12 Comments on Lady’s Cotswolds Itinerary for 3 Days Without a Car

  1. This!!!! THIS is what I have been waiting for. CLEAR instructions, with photos for people WITHOUT CAR, like me. :)) THANK YOU THANK YOU THANK YOU for this amazing post. This is one of the places I have (too long) wanted to visit and I was just wondering how I was going to make it without a car. All the info on the Internet lacked the precision I have always found in your posts. You are the best! Thank you again. I am a happy and (now, thanks to you) confident traveller. Lots of love!

  2. Thank you so much, exactly what I was looking for. Just a question: where do you leave your luggage on day 1 (before you arrive at the hotel)? Many thanks again!

  3. Excellent article!

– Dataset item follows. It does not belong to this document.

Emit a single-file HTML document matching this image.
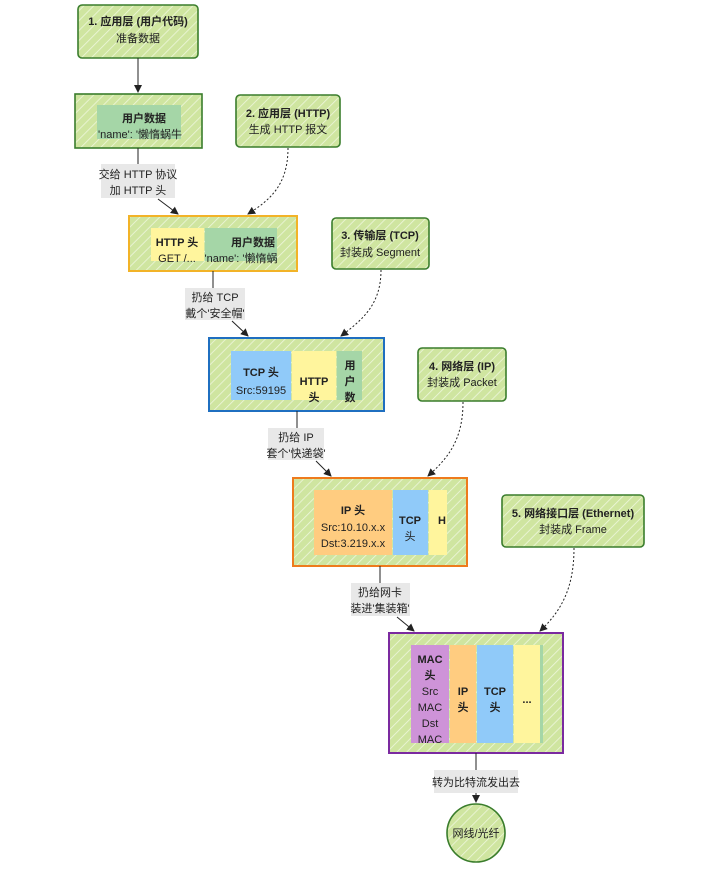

I was in Oxford last month and loved the town and university – now I know how I can go back on my own worrying about transportation.

  4. This is wonderful! My daughter is studying in London, and when I go visit her in December, we wanted to visit the Cotswalds but were fretting about whether we could do so without a car. No other travel site gave such valuable information, and I was thinking it would be too difficult to visit by train or bus. Now I know we can, and will undoubtedly get some great walking in as well (hopefully if the weather cooperates). I love your blog!